Re: Expiration impending: <draft-nottingham-http-patch-status-00.txt>

Ideally, the patch format would carry something to do that. If not, we’d need some external means of verifying it (such as one of the various hash / signature mechanisms under discussion); the trick is to make sure what the hash/sig is applied to is clear.
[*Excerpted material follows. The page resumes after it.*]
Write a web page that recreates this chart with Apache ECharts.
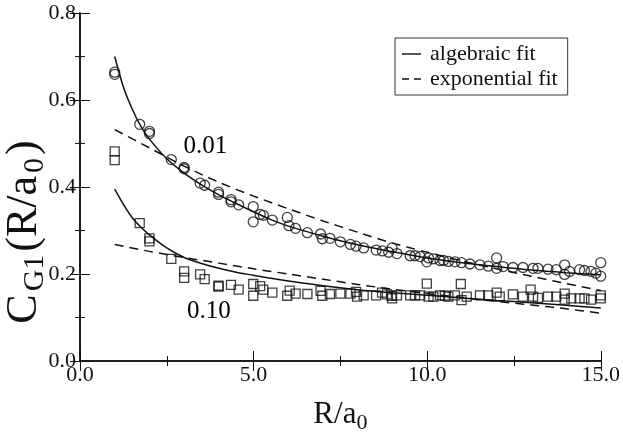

The other thing to think about when creating a patch format, btw, is whether the patch can manipulate stored HTTP headers; it might be worth coming up with some generic way to do that too (tho it’d be a bit ugly, I suspect, if it’s carried in headers).

Cheers,



On 12 Sep 2014, at 10:41 am, Poul-Henning Kamp <phk@phk.freebsd.dk> wrote:

> --------
> In message <CABkgnnWgA+cTwUcxF_kt1SQsmEz5X4=82G=do+3Vxtg24NaxZw@mail.gmail.com>
> , Martin Thomson writes:
>> On 11 September 2014 22:51, Buzonas, Steve
>> <sbuzonas@carnegielearning.com> wrote:
>>> Passing an MD5 sum won't really cut it either. Each hop could replace the value with whatever it decides to tack on.
>> 
>> I think that the concern is accident here, not malice.
> 
> That's my concern:  How does the client know it got the right post-patch
> result ?
> 
> -- 
> Poul-Henning Kamp       | UNIX since Zilog Zeus 3.20
> phk@FreeBSD.ORG         | TCP/IP since RFC 956
> FreeBSD committer       | BSD since 4.3-tahoe    
> Never attribute to malice what can adequately be explained by incompetence.